>> BEGIN Information supplied

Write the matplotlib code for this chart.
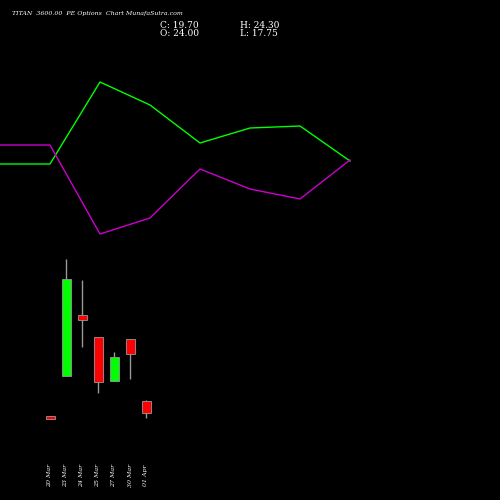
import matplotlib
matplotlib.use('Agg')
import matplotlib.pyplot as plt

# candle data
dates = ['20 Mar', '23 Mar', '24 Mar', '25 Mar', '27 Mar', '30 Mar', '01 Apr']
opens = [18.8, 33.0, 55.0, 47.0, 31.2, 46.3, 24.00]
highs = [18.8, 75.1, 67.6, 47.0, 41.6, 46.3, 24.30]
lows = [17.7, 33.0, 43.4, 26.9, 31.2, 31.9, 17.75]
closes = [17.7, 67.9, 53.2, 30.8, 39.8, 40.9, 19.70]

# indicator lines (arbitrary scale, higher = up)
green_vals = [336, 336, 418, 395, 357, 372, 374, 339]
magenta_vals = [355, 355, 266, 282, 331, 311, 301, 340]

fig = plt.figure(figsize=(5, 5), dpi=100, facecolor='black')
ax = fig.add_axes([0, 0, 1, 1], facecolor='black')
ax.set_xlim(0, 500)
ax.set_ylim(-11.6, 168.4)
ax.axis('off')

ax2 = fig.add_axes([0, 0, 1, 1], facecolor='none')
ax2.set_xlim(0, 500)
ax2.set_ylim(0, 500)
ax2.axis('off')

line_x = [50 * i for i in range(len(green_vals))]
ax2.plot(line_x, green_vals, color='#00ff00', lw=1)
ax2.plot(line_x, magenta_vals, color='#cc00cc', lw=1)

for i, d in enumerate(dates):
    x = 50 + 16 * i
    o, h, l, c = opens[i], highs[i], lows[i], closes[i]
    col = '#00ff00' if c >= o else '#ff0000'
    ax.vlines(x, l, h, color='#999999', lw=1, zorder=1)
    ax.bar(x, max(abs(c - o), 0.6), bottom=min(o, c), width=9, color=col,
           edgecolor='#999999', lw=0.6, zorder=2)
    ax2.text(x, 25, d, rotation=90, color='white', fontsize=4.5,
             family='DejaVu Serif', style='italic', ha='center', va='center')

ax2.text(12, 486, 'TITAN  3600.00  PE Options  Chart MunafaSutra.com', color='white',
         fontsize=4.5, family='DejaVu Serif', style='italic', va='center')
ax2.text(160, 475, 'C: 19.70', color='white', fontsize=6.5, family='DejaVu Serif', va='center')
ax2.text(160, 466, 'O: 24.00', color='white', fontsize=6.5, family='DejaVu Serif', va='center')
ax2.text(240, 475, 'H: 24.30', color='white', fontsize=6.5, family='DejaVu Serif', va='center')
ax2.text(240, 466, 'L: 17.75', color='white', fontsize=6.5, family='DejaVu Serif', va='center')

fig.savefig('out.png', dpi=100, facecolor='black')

>> END Information supplied

### Work instructions
Identify every line holding the word "matplotlib" and copy it out.

### Full response
Write the matplotlib code for this chart.
import matplotlib
matplotlib.use('Agg')
import matplotlib.pyplot as plt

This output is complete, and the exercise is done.